Valeryan Khuroshvili

Personal information
- Full name: Valiarian Biezhanovich Khuroshvili
- National team: Belarus
- Born: 4 April 1979 (age 47) Mahilyow, Belarusian SSR, Soviet Union
- Height: 1.84 m (6 ft 0 in)
- Weight: 72 kg (159 lb)

Sport
- Sport: Swimming
- Strokes: Freestyle

= Valeryan Khuroshvili =

Belarusian swimmer

Valiarian Biezhanovich Khuroshvili (also Valeryan Khuroshvili, Валяр'ян Бежанович Хурошвили; born April 4, 1979) is a Belarusian former swimmer of Georgian heritage, who specialized in middle-distance freestyle events.

==Career==

Khuroshvili competed for Belarus in the men's 4 × 200 m freestyle relay at the 2000 Summer Olympics in Sydney.
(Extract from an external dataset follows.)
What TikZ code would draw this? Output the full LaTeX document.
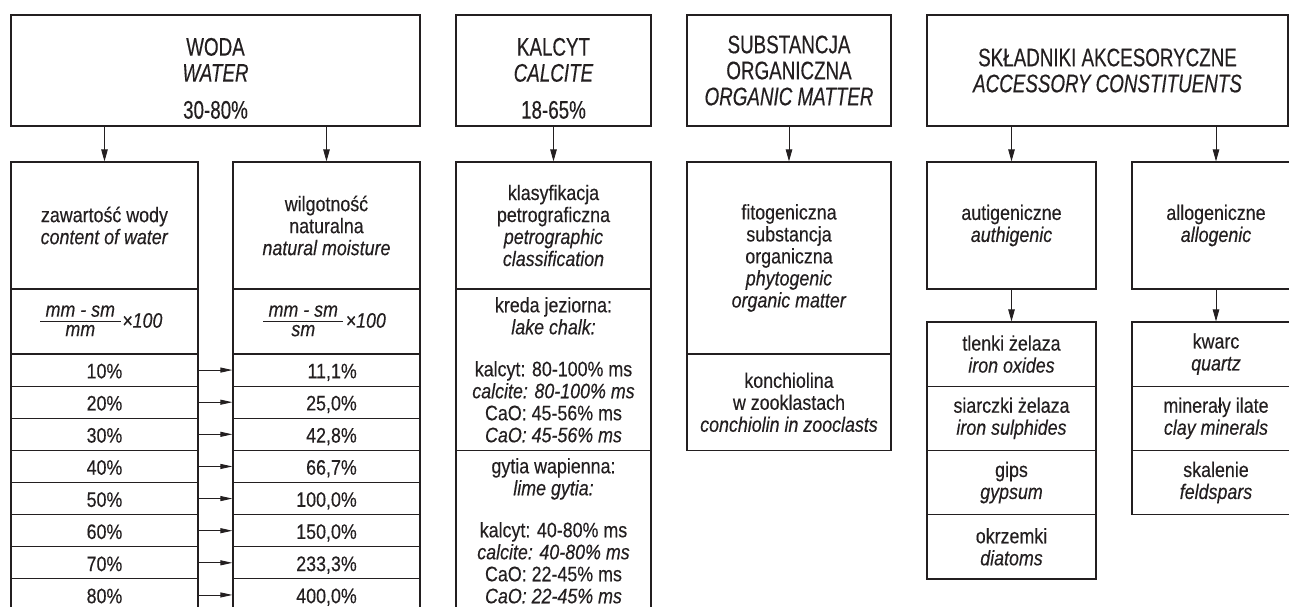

Teaming with Igor Koleda, Dmitry Koptur, and Pavel Lagoun in heat one, Khuroshvili anchored the longest relay race with a split of 1:51.42, but the Belarusians missed the top 8 final by 1.25 seconds with a sixth-place effort and twelfth overall in a final time of 7:24.83.